BEGIN DATASET EXCERPT
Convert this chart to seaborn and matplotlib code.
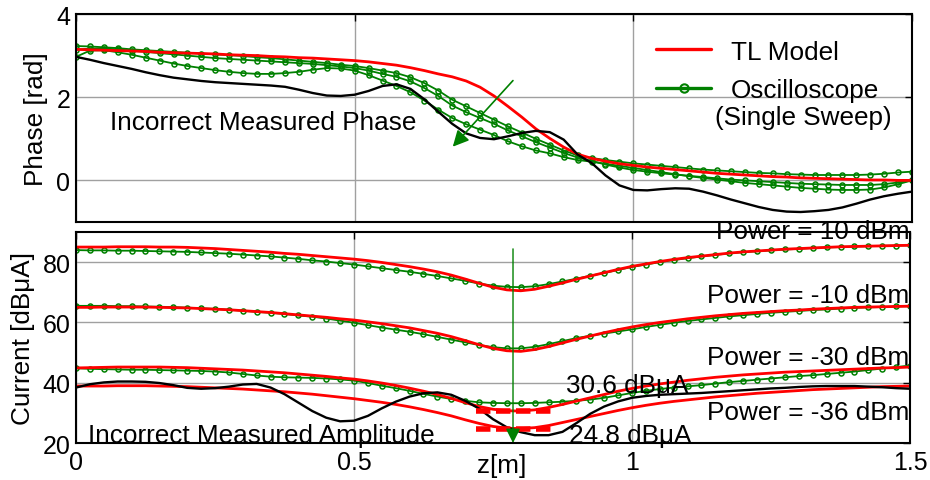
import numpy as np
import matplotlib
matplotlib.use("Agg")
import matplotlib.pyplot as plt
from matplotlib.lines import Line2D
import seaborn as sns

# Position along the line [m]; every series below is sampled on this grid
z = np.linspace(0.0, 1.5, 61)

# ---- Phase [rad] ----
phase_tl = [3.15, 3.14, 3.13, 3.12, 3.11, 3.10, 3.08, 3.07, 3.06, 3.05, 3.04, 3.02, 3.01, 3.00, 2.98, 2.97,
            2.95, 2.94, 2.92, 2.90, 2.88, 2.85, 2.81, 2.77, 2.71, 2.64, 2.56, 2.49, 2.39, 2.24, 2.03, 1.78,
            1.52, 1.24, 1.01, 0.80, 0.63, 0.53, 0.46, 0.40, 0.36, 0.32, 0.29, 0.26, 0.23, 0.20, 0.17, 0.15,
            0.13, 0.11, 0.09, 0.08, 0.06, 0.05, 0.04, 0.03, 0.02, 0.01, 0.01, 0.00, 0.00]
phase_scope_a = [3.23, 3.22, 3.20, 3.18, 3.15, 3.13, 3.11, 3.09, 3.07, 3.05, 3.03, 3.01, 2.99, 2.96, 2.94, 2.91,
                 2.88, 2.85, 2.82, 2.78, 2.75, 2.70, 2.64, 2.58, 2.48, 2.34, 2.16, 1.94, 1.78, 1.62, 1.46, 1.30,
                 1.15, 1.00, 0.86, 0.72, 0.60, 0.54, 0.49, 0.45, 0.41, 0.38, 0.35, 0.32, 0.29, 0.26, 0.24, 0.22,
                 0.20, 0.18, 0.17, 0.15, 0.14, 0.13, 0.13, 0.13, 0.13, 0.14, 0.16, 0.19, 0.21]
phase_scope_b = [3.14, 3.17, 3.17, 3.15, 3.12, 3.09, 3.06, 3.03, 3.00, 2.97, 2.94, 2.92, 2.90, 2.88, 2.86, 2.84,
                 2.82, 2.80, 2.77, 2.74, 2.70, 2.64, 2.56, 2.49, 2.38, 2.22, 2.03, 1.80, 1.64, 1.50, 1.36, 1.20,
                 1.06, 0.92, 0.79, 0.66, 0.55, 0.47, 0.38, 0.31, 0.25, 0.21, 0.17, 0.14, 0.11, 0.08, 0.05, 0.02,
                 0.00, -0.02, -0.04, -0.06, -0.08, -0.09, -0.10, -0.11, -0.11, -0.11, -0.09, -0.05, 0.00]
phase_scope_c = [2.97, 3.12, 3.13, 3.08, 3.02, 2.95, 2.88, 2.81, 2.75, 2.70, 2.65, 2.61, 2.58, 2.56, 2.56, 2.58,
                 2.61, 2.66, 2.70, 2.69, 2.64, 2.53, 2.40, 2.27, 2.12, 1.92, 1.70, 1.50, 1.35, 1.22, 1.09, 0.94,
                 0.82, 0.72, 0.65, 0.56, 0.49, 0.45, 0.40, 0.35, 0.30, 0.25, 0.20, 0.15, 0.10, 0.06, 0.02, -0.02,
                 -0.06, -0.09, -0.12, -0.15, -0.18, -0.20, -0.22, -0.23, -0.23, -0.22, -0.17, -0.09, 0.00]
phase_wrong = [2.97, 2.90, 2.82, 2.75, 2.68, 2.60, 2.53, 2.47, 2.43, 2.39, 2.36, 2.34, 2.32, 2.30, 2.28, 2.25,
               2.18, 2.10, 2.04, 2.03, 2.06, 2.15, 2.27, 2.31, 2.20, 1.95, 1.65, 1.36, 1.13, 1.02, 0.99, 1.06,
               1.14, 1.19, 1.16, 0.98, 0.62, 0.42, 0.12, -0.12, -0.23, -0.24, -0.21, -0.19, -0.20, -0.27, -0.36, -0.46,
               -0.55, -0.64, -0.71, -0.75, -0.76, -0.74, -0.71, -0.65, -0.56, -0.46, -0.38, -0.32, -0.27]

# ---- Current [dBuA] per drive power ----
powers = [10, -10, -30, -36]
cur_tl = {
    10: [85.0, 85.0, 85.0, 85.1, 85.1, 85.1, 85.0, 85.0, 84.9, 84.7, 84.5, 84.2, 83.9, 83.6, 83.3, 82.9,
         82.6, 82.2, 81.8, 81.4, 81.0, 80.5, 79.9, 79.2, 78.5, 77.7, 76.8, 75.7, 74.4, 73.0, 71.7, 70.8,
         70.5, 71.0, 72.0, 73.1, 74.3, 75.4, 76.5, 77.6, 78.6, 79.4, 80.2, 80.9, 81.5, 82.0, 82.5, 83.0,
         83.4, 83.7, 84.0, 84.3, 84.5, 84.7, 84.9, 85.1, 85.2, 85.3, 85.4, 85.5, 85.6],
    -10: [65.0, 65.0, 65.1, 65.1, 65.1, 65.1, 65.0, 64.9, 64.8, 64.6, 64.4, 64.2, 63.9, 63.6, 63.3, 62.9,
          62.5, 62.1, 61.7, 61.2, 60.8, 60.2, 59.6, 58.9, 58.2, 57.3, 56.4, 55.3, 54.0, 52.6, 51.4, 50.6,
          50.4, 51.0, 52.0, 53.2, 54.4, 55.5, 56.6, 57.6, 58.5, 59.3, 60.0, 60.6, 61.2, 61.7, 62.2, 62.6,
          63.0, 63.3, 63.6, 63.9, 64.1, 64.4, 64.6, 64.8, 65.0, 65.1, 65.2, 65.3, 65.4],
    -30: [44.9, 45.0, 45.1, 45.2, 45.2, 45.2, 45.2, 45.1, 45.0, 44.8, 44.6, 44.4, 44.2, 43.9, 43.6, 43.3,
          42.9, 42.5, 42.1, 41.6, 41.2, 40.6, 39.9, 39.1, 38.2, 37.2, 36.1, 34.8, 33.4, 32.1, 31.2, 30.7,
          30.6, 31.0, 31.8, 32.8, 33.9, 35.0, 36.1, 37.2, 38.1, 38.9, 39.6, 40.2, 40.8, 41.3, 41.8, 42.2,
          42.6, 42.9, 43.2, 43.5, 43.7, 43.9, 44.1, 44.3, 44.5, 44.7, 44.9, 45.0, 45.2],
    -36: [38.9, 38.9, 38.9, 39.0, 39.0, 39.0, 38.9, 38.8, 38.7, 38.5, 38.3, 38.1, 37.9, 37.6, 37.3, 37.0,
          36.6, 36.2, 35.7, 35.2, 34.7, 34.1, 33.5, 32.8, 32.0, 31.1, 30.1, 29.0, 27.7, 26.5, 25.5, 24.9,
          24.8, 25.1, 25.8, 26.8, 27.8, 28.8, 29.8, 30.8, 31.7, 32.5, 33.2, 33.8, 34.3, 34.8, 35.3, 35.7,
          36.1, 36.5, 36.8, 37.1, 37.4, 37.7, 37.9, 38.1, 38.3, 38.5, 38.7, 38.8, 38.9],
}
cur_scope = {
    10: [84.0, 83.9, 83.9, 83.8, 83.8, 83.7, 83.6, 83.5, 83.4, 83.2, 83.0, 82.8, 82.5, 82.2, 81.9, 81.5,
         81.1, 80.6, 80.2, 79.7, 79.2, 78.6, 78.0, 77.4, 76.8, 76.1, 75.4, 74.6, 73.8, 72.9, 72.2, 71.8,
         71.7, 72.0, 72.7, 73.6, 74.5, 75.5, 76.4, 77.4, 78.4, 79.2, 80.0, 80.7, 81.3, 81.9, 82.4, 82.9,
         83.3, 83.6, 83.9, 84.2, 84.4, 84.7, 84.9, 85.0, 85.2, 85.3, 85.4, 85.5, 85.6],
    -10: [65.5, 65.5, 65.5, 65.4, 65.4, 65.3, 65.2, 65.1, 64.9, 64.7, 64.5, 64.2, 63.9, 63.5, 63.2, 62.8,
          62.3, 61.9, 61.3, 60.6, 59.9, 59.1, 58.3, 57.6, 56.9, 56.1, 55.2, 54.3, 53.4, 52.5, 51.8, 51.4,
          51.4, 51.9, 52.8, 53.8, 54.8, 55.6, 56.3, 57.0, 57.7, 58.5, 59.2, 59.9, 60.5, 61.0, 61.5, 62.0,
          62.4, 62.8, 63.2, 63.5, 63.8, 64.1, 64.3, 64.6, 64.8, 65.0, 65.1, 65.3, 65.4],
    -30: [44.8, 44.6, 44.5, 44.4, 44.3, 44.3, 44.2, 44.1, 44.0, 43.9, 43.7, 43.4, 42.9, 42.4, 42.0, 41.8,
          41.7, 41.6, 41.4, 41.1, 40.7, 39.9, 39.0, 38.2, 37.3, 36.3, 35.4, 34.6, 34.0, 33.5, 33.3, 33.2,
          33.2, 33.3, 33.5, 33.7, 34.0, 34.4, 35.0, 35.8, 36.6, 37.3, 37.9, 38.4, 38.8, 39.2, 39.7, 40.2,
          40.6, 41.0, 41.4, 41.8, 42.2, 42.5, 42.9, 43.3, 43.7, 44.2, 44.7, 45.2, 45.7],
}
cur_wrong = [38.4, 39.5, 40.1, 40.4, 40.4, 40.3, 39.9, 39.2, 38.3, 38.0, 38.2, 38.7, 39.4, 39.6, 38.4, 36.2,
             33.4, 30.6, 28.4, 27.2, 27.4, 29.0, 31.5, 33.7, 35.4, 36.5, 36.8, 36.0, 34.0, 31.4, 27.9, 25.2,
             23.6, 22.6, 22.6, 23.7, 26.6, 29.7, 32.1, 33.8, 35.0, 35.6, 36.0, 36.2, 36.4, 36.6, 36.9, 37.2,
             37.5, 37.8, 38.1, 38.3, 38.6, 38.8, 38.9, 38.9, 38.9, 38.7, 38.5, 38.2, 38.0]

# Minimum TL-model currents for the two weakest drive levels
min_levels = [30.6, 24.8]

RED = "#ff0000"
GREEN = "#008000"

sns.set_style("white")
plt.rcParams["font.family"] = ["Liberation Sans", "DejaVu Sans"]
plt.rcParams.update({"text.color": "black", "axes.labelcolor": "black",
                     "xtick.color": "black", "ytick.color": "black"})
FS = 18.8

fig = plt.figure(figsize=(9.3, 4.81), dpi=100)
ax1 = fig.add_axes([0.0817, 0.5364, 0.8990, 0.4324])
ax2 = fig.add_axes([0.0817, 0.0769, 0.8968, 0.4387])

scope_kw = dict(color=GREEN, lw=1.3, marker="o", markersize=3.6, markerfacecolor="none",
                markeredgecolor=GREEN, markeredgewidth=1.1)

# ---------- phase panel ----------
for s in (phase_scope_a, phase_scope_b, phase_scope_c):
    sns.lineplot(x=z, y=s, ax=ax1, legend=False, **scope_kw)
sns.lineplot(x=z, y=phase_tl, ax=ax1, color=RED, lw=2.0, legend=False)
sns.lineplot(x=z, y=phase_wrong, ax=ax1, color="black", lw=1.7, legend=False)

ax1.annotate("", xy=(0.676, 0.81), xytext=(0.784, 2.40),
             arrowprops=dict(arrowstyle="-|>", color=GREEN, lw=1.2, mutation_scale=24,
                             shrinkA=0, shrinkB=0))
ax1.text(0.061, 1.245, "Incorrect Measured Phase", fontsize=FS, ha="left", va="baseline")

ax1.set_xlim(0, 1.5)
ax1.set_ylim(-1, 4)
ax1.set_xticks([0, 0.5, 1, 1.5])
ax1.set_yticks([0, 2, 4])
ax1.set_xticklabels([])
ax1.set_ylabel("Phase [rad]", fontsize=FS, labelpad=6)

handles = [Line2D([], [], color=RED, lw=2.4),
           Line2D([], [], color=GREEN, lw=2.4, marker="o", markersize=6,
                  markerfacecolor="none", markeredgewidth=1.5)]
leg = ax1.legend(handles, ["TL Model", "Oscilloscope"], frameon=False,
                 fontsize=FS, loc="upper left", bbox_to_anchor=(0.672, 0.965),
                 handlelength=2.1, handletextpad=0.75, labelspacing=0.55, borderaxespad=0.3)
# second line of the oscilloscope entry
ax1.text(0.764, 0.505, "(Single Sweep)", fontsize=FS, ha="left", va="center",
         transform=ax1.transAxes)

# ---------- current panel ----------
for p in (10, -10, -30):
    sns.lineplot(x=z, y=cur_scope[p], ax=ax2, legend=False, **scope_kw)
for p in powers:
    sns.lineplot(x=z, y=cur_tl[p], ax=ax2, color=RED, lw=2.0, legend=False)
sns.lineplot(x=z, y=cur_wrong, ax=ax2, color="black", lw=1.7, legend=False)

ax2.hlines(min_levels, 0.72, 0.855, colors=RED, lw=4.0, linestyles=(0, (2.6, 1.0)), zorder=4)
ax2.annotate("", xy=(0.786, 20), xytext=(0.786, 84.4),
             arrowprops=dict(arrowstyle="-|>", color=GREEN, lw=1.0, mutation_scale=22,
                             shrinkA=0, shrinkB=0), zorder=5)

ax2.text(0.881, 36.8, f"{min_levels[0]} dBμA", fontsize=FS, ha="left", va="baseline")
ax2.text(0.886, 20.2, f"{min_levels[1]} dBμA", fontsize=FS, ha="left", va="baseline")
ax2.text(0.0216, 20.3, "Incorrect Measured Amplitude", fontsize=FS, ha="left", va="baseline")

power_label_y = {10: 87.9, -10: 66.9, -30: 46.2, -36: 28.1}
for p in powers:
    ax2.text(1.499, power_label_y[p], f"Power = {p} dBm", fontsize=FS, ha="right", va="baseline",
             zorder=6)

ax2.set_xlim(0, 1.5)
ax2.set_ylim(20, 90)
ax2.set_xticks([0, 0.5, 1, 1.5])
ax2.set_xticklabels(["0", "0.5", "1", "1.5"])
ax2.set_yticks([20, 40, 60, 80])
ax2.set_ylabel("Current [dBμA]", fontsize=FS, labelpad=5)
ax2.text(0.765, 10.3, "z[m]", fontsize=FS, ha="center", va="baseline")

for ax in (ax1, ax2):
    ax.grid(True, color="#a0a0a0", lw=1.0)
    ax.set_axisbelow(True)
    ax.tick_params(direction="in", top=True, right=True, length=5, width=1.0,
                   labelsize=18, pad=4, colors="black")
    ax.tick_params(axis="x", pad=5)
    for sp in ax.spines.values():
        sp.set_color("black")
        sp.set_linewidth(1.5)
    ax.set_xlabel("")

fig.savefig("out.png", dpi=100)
END DATASET EXCERPT
**WHAT TO WORK ON:** Please restate the material above line by line, exactly, beginning at its first line and ending with the line that contains "z = np.linspace(0.0, 1.5, 61)", without any pictures.

**CORRECT RESPONSE:**
Convert this chart to seaborn and matplotlib code.
import numpy as np
import matplotlib
matplotlib.use("Agg")
import matplotlib.pyplot as plt
from matplotlib.lines import Line2D
import seaborn as sns

# Position along the line [m]; every series below is sampled on this grid
z = np.linspace(0.0, 1.5, 61)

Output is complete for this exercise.